In an advantageous improvement of the above-mentioned embodiment, the compensation pressure chamber and the second closing pressure chamber can be connected via a check valve to a fuel supply. The check valve is oriented so that the check valve opens when there is negative pressure in the compensation pressure chamber and in the second closing pressure chamber and closes when there is excess pressure in the compensation pressure chamber and in the second closing pressure chamber. This additional measure can compensate for leakage losses which can preferably be produced when the valve member is opened and the pressure compensation takes place via the second closing pressure chamber and the compensation pressure chamber.

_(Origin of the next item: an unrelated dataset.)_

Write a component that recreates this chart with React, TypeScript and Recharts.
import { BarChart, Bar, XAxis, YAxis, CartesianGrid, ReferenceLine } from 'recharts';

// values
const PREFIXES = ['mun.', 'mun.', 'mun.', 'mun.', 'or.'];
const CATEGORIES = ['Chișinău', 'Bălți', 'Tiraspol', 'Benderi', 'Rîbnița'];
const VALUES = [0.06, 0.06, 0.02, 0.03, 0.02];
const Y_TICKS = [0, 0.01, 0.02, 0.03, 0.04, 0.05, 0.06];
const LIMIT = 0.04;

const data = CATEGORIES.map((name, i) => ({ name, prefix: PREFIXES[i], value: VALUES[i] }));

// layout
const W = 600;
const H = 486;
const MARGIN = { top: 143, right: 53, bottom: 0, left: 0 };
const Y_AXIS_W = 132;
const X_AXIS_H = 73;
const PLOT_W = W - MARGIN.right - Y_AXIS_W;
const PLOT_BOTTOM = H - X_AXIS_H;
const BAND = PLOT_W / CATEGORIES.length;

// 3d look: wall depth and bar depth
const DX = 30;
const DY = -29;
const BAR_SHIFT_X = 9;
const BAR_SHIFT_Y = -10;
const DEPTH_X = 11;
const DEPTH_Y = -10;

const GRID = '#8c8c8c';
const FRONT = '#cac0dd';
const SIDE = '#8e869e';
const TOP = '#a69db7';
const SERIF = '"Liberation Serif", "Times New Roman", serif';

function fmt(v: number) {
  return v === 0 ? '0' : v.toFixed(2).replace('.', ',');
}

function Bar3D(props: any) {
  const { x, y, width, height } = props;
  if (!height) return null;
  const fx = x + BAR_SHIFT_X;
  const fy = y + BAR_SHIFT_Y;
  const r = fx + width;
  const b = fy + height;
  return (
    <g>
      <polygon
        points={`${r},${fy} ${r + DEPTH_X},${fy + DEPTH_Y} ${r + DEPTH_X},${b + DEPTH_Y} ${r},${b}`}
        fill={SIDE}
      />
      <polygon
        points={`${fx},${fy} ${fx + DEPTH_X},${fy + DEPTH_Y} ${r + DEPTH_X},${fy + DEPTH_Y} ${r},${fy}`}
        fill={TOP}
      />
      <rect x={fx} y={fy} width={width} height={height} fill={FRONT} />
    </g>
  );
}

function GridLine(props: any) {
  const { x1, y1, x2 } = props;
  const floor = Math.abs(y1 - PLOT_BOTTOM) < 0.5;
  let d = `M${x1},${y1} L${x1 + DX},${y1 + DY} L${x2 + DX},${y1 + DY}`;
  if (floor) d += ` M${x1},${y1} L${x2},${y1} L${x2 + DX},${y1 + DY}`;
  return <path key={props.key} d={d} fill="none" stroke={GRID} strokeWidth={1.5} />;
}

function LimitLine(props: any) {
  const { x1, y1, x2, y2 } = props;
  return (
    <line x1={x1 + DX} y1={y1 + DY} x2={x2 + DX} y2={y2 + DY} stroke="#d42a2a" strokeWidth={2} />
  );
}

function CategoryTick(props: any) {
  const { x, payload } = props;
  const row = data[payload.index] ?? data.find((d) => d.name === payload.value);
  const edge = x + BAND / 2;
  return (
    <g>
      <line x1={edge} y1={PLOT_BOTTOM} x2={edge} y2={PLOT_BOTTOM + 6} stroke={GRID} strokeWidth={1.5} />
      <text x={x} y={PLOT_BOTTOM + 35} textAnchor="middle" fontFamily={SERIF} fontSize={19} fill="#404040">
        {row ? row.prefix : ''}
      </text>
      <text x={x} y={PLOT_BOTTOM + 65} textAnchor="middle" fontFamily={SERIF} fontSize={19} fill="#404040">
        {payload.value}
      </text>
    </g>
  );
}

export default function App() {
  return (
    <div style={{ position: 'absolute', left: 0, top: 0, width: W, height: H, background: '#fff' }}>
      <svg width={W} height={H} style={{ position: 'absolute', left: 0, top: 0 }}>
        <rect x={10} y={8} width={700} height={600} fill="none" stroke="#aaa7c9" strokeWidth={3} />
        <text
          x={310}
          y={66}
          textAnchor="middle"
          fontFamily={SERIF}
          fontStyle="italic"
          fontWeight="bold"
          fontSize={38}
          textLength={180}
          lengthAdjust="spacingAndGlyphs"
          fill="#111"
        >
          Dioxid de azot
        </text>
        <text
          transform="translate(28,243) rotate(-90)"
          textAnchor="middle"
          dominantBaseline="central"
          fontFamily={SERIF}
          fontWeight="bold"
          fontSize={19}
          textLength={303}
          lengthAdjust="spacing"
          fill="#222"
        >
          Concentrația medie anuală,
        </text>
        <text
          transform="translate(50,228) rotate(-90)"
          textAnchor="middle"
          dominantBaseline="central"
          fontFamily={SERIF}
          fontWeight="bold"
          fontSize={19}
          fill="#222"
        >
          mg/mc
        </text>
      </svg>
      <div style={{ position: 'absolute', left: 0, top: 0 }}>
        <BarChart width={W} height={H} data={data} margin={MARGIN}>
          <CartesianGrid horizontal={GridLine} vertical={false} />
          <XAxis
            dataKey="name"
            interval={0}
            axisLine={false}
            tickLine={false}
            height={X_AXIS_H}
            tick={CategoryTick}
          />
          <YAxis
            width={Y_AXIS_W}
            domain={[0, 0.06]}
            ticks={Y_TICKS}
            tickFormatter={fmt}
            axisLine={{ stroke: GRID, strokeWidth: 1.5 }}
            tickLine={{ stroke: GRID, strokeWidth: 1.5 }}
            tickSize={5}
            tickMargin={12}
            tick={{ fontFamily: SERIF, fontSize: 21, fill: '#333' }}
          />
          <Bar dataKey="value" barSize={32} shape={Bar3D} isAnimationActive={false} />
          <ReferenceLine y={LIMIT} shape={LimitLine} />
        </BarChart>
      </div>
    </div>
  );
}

According to a particularly advantageous embodiment, a fuel network can be provided which has a fuel pressure source whose pressure is greater than the ambient pressure and less than the pressure of the high-pressure fuel source. This fuel network has at least one pressure chamber, which is disposed against an axially adjustable element of the fuel injection valve, axially between a high-pressure region embodied against this element and a low-pressure region embodied against this element. This measure considerably reduces the pressure differential between the respective high-pressure region and low-pressure region by constituting a series of stages. In this connection, the pressure differential between the high-pressure region and the pressure chamber constitutes a first stage and the pressure differential between the pressure chamber and the low-pressure region constitutes a second stage. This results in the fact that considerably smaller leaks occur. At the pressures and adjusting speeds that occur in a fuel injection valve, leaks can trigger cavitations, which lead to damage to the valve member or to the fuel injection valve.
Other important features and advantages of the fuel injection valve according to the invention ensue from the claims, the drawing, and the accompanying Fig. description in conjunction with the drawing.